# Catfish under the rocks



## Fishman43078 (Apr 16, 2013)

All catfish chasers out there,

When do you feel the catfish go under the rocks on the Ohio?

Thanks,

Chad


----------



## cali2ohio (Nov 27, 2010)

Huh?


----------



## Salmonid (Apr 14, 2004)

Channels are done and the blues are in full swing now, Flatties should start the spawn in the next few weeks. If you are referring to Noodling fish with your hands, it is Illegal in Ohio and most states. 

Salmonid


----------



## Fishman43078 (Apr 16, 2013)

Thanks for the reply. I don't noodle, just always referred to the spawn as under the rocks by the way they are all tore up after spawning. I know on the creeks I grew up fishing the water temp can be a little different and still trying to figure out the Ohio River.

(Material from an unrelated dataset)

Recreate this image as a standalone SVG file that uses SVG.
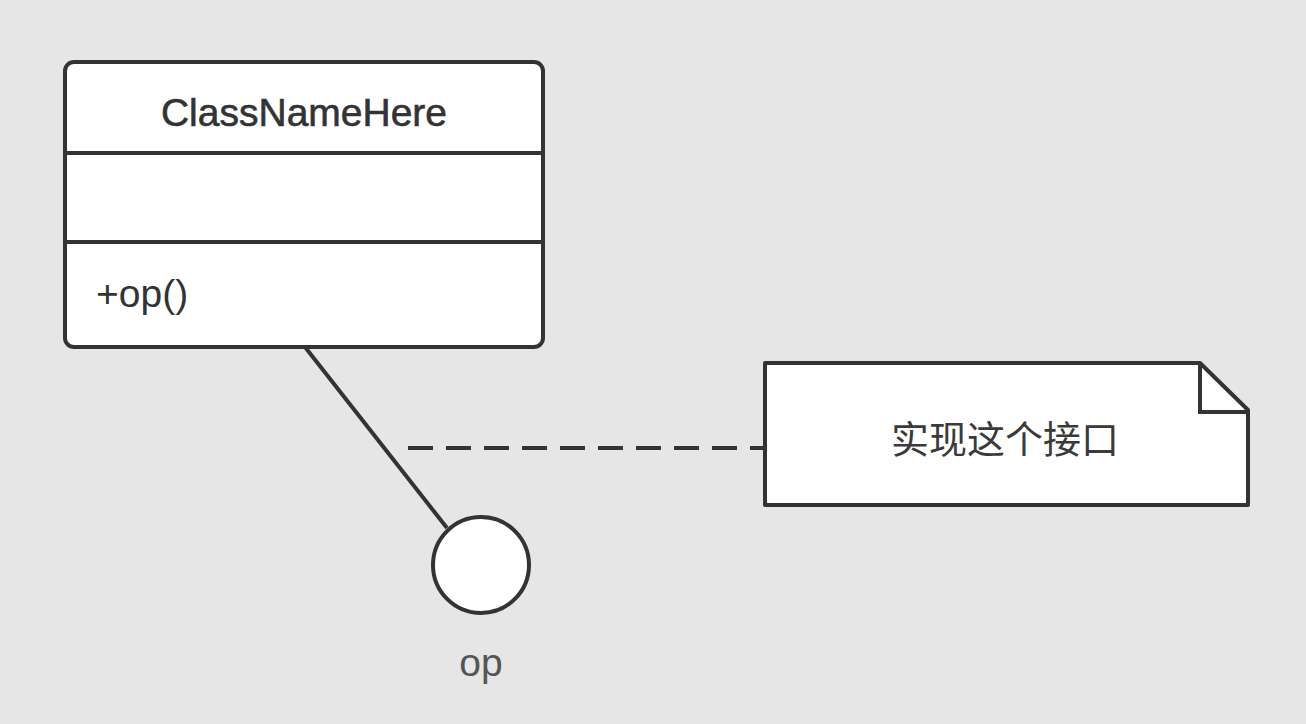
<svg xmlns="http://www.w3.org/2000/svg" width="1306" height="724" viewBox="0 0 1306 724">
<style>
.shape{fill:#ffffff;stroke:#333333;stroke-width:4;stroke-linejoin:round}
.line{fill:none;stroke:#333333;stroke-width:4}
.dash{fill:none;stroke:#333333;stroke-width:4;stroke-dasharray:25 13}
.txt{font-family:"Liberation Sans","Noto Sans CJK SC",sans-serif;font-size:39px;fill:#333333}
.cjk{font-family:"Noto Sans CJK SC","Liberation Sans",sans-serif;font-size:38px;fill:#3a3a3a}
.label{font-family:"Liberation Sans","Noto Sans CJK SC",sans-serif;font-size:39px;fill:#555555}
</style>
<rect x="0" y="0" width="1306" height="724" fill="#e6e6e6"/>
<g id="connectors">
<line class="line" x1="305" y1="347" x2="447" y2="528"/>
<line class="dash" x1="408" y1="448" x2="765" y2="448"/>
</g>
<g id="class-node">
<rect class="shape" x="65" y="62" width="478" height="285" rx="9" ry="9"/>
<line class="line" x1="65" y1="153" x2="543" y2="153"/>
<line class="line" x1="65" y1="242" x2="543" y2="242"/>
<text class="txt" x="304" y="126" text-anchor="middle" font-size="40" stroke="#333333" stroke-width="0.6">ClassNameHere</text>
<text class="txt" x="96" y="307">+op()</text>
</g>
<g id="interface-node">
<circle class="shape" cx="481" cy="565" r="48"/>
<text class="label" x="481" y="676" text-anchor="middle">op</text>
</g>
<g id="note-node">
<path class="shape" d="M765,363 L1200,363 L1248,410 L1248,505 L765,505 Z"/>
<path class="line" d="M1200,363 L1200,412 L1248,412" stroke-linejoin="miter"/>
<text class="cjk" x="1005" y="453" text-anchor="middle">实现这个接口</text>
</g>
</svg>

Sent from my SCH-I545 using Ohub Campfire mobile app


----------



## Abu65 (Apr 17, 2004)

From past tournament fishing experience (10 + years) the month of July is probably the overall lowest weights as a rule. So I think they head under in the end of June thru July.


----------



## [email protected] (Jun 21, 2013)

It honestly depends on the body of water the fish are located in. Catfish start to spawn when the water is 67-72 degrees. The bigger the fish the warmer the water needs to be. All the cats are usually done spawning in Southern Ohio in mid-July.


----------



## Walleye_RBY (Apr 19, 2013)

Now. They were really biting two weeks ago and it has dropped to almost nothing...


----------



## throbak (Jul 8, 2012)

ABU 22 lbs won at chilo last week ,34#at Westport and I saw another where the bundys got 3rd with 4.8 # July will be a bust if thats the case


----------



## Abu65 (Apr 17, 2004)

It always depends on a lot of different things. Like I said overall July seemed to ber the worse. But it could be the last 2 weeks of June & the first couple weeks of July. Or it could be the last week of June thru the first 3 weeks of July. But I just know if I had to take a month off it would be July.


----------



## 1rod1reelfishing (Jun 26, 2013)

In Philadelphia the catfish are under the rocks right now. I caught a 6.5 lber two or three days ago pitching a berkley 10 inch worm right to him. Here's some footage if you're interested.


----------



## throbak (Jul 8, 2012)

I know its probably getting old to some but The effect CF is having on the River is was what I was getting at ,,, ABU I also have seen July as the Slowest


----------



## Slyfly76 (Mar 9, 2013)

Channels are done and the flatheads are mostly done they'll be a few still under but for the most part first week of July is the end for them and blues are have already started their spawn and will go usually till about the third week in July, early August below major dams is an awesome time for blues and flats. Good luck!


----------